Gustavo Gimeno and Augustin Hadelich make their debuts
09 Oct 2021
Concert Românesc (14 min.)
Concerto for Violin and Orchestra No. 2 in G minor, op. 63 (29 min.)
Augustin Hadelich violin
Louisiana Blues Strut (3 min.)
Augustin Hadelich violin
Scheherazade, Symphonic Suite, op. 35 (46 min.)
Augustin Hadelich in conversation with Helena Madoka Berg (11 min.)
Gustavo Gimeno in conversation with Joaquín Riquelme García (12 min.)
In this concert, both conductor and soloist make their debuts. Gustavo Gimeno was a percussionist with the Amsterdam Concertgebouw Orchestra for twelve years before he also devoted himself to conducting. He had not planned to change direction full-time – until Mariss Jansons, the orchestra’s chief conductor at the time, offered him the opportunity to become his assistant. The Spaniard has since become a chief conductor himself and a welcome guest of renowned orchestras. The German-American violinist Augustin Hadelich, who studied at New York’s Juilliard School and won the prestigious competition in Indianapolis, is no longer a violinist known only to a few insiders. Thanks to his expressive and technically flawless playing, he now plays with renowned orchestras all over the world. He will make his debut with the Berliner Philharmoniker with Sergei Prokofiev’s Second Violin Concerto.

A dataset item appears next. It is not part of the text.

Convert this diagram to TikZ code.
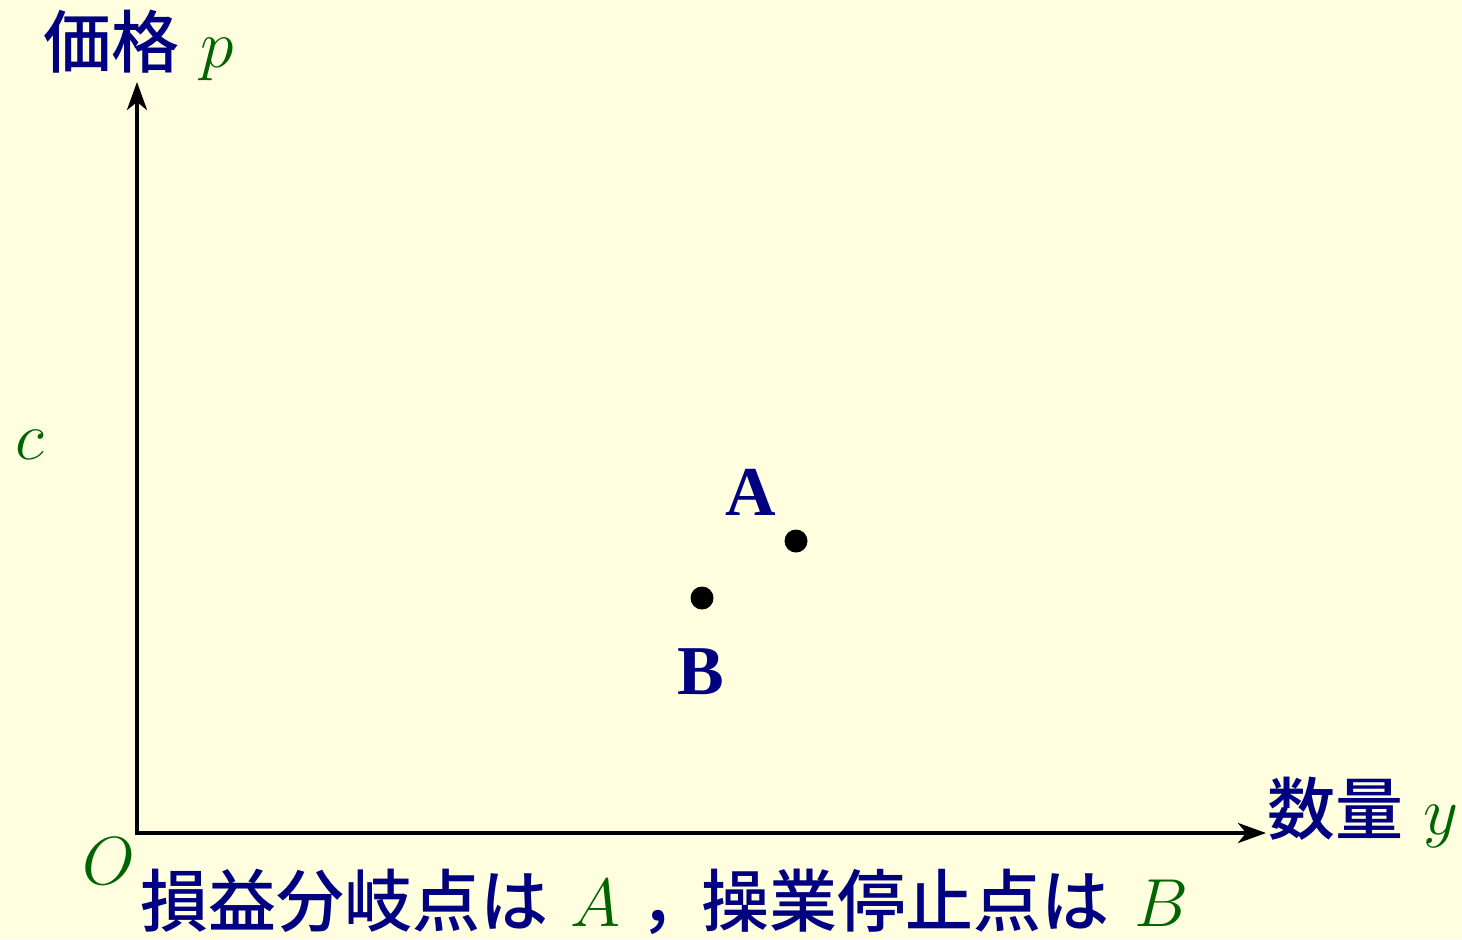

In 1918, Prokofiev left revolutionary Russia for the USA. However, he maintained contact with his homeland, where his music was still allowed to be performed. He returned to Moscow in 1936 at a time when the Stalinist terror was at its height in the Soviet Union. Although Prokofiev wrote his Second Violin Concerto while still in the West, it seemed stylistically compatible with the now prevailing doctrine of Socialist Realism, as he had dispensed with the aggressiveness and glaring dissonances of his early works. The first movement is characterised by a pensive, expansive theme. The enchanting middle movement depicts a serenade. Heavy accents at first prevent the main theme of the finale from getting off the ground, before the pent-up energy is released in its wild final figures.
One of Prokofiev’s teachers was Nikolai Rimsky-Korsakov, whose orchestration skills are nowhere more impressive than in his most famous composition: the Oriental fantasy Scheherazade, inspired by the Arabian Nights. Even though he withdrew the programmatic movement titles that have since been reinserted, the composer did not deny that the recurring violin solo embodies the title heroine.
To open the concert, the programme also holds a kind of debut in store: Ligeti’s Concert Românesc. The Berliner Philharmoniker have recorded this early work by the composer, inspired by Romanian folklore, for the edition The Ligeti Project, but have never performed it in concert before.